37. Devirtualize Loop
In an HFT order-book path, a hot loop transforms millions of integers per second. Indirect calls, blocked inlining, and mispredicted branches often dominate; perf or VTune must identify and quantify these.
struct Handler { virtual int f(int) noexcept = 0; };
int sum(Handler& h, const int* p, size_t n) {
int s = 0;
for (size_t i = 0; i < n; ++i)
s += h.f(p[i]);
return s;
}
Part 1.
Identify the likely bottleneck in sum. Propose a minimal change enabling inlining/vectorization and state how you'd validate it with perf/VTune.
Part 2.
(1) What obstructs vectorization and instruction level parallelism in this loop?
(2) How could you restructure the API to allow devirtualization without losing extensibility?
(3) Which perf or VTune metrics confirm reduced indirect branch cost?
(4) Would noexcept on f impact codegen or inlining decisions here?
(5) How would LTO or PGO change call targets and pipeline utilization?
Answer
Answer (Part 1)
The per-iteration virtual call causes an indirect branch, blocking inlining, vectorization, and aggressive unrolling; it also harms branch prediction. Replace it with a direct call path: make the concrete handler final and rely on devirtualization/LTO, or change the API to a templated sum<H>(H& h, ...) or a callable object so the callee is known at compile time. Validate with perf/VTune by observing higher IPC, a top-down shift toward Retiring, fewer indirect branch mispredicts, and a vectorized loop in VTune’s optimization report.
Answer (Part 2)
(1) The indirect virtual call prevents inlining and vectorization. The loop’s recurrence on s then caps ILP even further.

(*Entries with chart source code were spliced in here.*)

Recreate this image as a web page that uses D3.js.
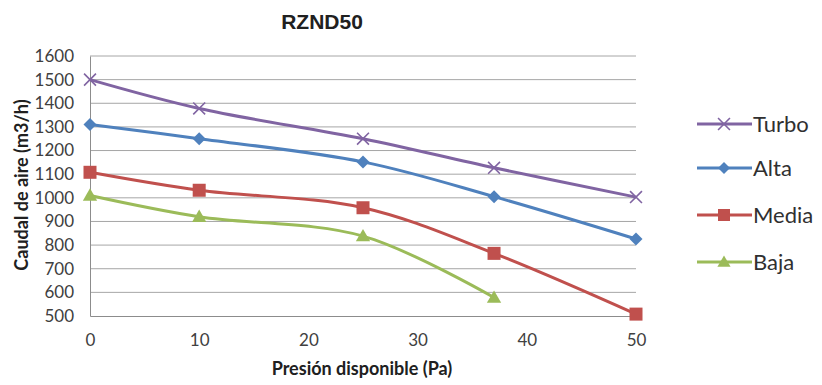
<!DOCTYPE html>
<html>
<head>
<meta charset="utf-8">
<script src="https://cdn.jsdelivr.net/npm/d3@7"></script>
<style>
  body { margin: 0; background: #fff; }
  svg { display: block; }
</style>
</head>
<body>
<div id="container"></div>
<script>
// pressure points (Pa)
var presion = [0, 10, 25, 37, 50];
var turbo = [1500, 1378, 1250, 1127, 1003];
var alta = [1310, 1250, 1152, 1005, 826];
var media = [1108, 1032, 958, 765, 508];
var baja = [1010, 920, 838, 578];
var yTicks = [500, 600, 700, 800, 900, 1000, 1100, 1200, 1300, 1400, 1500, 1600];
var xTicks = [0, 10, 20, 30, 40, 50];

var series = [
	{name: "Turbo", values: turbo, color: "#8064A2", marker: "x"},
	{name: "Alta", values: alta, color: "#4F81BD", marker: "diamond"},
	{name: "Media", values: media, color: "#C0504D", marker: "square"},
	{name: "Baja", values: baja, color: "#9BBB59", marker: "triangle"}
];

var width = 822,
	height = 385,
	plotLeft = 90,
	plotRight = 636,
	plotTop = 56,
	plotBottom = 316;

var xScale = d3.scaleLinear().domain([0, 50]).range([plotLeft, plotRight]);
var yScale = d3.scaleLinear().domain([500, 1600]).range([plotBottom, plotTop]);

var svg = d3.select("#container")
	.append("svg")
		.attr("width", width)
		.attr("height", height);

// grid
svg.append("g")
	.selectAll("line")
	.data(yTicks.slice(1))
	.enter().append("line")
		.attr("x1", plotLeft)
		.attr("x2", plotRight)
		.attr("y1", function(d){ return yScale(d) })
		.attr("y2", function(d){ return yScale(d) })
		.style("stroke", "#a6a6a6")
		.style("stroke-width", 1);

// axes
var yAxis = svg.append("g")
	.attr("transform", "translate(" + plotLeft + ",0)")
	.call(d3.axisLeft(yScale).tickValues(yTicks).tickFormat(d3.format("d")).tickSize(0).tickPadding(16));
var xAxis = svg.append("g")
	.attr("transform", "translate(0," + plotBottom + ")")
	.call(d3.axisBottom(xScale).tickValues(xTicks).tickSize(0).tickPadding(18));

[yAxis, xAxis].forEach(function(ax){
	ax.select(".domain").style("stroke", "#8c8c8c").style("stroke-width", 1);
	ax.selectAll("text")
		.style("font-family", "Lato, 'Open Sans', sans-serif")
		.style("font-size", "17px")
		.style("fill", "#404040");
});

var line = d3.line()
	.x(function(d, i){ return xScale(presion[i]) })
	.y(function(d){ return yScale(d) })
	.curve(d3.curveCatmullRom.alpha(0.5));

function drawMarker(g, type, color, size) {
	if (type == "x") {
		var s = size * 0.85;
		g.append("path")
			.attr("d", "M" + (-s) + "," + (-s) + "L" + s + "," + s + "M" + (-s) + "," + s + "L" + s + "," + (-s))
			.style("stroke", color)
			.style("stroke-width", 1.6)
			.style("fill", "none");
	} else if (type == "diamond") {
		g.append("path")
			.attr("d", "M0," + (-size) + "L" + size + ",0L0," + size + "L" + (-size) + ",0Z")
			.style("fill", color);
	} else if (type == "square") {
		g.append("rect")
			.attr("x", -size).attr("y", -size)
			.attr("width", size * 2).attr("height", size * 2)
			.style("fill", color);
	} else {
		g.append("path")
			.attr("d", "M0," + (-size * 1.1) + "L" + size * 1.1 + "," + size * 0.8 + "L" + (-size * 1.1) + "," + size * 0.8 + "Z")
			.style("fill", color);
	}
}

series.forEach(function(s){
	svg.append("path")
		.datum(s.values)
		.attr("d", line)
		.style("fill", "none")
		.style("stroke", s.color)
		.style("stroke-width", 3);
	svg.append("g")
		.selectAll("g")
		.data(s.values)
		.enter().append("g")
			.attr("transform", function(d, i){
				return "translate(" + xScale(presion[i]) + "," + yScale(d) + ")"
			})
			.each(function(){
				drawMarker(d3.select(this), s.marker, s.color, s.marker == "x" ? 7 : 6.5);
			});
});

// legend
var legend = svg.append("g")
	.selectAll("g")
	.data(series)
	.enter().append("g")
		.attr("transform", function(d, i){
			return "translate(697," + [124, 168, 215, 262][i] + ")"
		});
legend.append("line")
	.attr("x1", 0).attr("x2", 55)
	.style("stroke", function(d){ return d.color })
	.style("stroke-width", 3);
legend.each(function(d){
	var g = d3.select(this).append("g").attr("transform", "translate(27,0)");
	drawMarker(g, d.marker, d.color, d.marker == "x" ? 7 : 6);
});
legend.append("text")
	.attr("x", 56)
	.attr("dy", "0.36em")
	.text(function(d){ return d.name })
	.style("font-family", "Lato, 'Open Sans', sans-serif")
	.style("font-size", "22px")
	.style("fill", "#303030");

// titles
svg.append("text")
	.attr("x", 322).attr("y", 29)
	.attr("text-anchor", "middle")
	.text("RZND50")
	.style("font-family", "'Liberation Sans', Arial, sans-serif")
	.style("font-weight", "bold")
	.style("font-size", "21px")
	.style("fill", "#202020");

svg.append("text")
	.attr("x", 362).attr("y", 375)
	.attr("text-anchor", "middle")
	.text("Presión disponible (Pa)")
	.style("font-family", "Lato, 'Open Sans', sans-serif")
	.style("font-weight", "bold")
	.style("font-size", "18px")
	.style("fill", "#202020");

svg.append("text")
	.attr("transform", "translate(28,185) rotate(-90)")
	.attr("text-anchor", "middle")
	.text("Caudal de aire (m3/h)")
	.style("font-family", "Lato, 'Open Sans', sans-serif")
	.style("font-weight", "bold")
	.style("font-size", "18px")
	.style("fill", "#202020");
</script>
</body>
</html>
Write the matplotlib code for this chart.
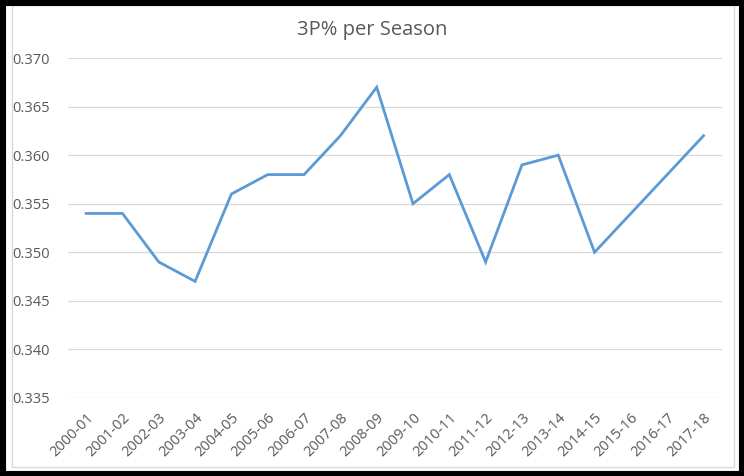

(2) Use templates/CRTP or pass a concrete functor so the type is known at compile time. Mark concrete classes final and enable LTO.
(3) perf: lower branch-misses/branches, higher IPC, reduced idq_uops_not_delivered. VTune: lower Bad Speculation, fewer Indirect Branch Mispredicts.
(4) noexcept reduces unwind overhead and can improve inlining heuristics slightly. It doesn’t remove the indirect call; devirtualization is required.
(5) LTO exposes concrete types across TUs, enabling devirtualization and inlining. PGO supplies target profiles, enabling guarded devirtualization and better pipeline utilization.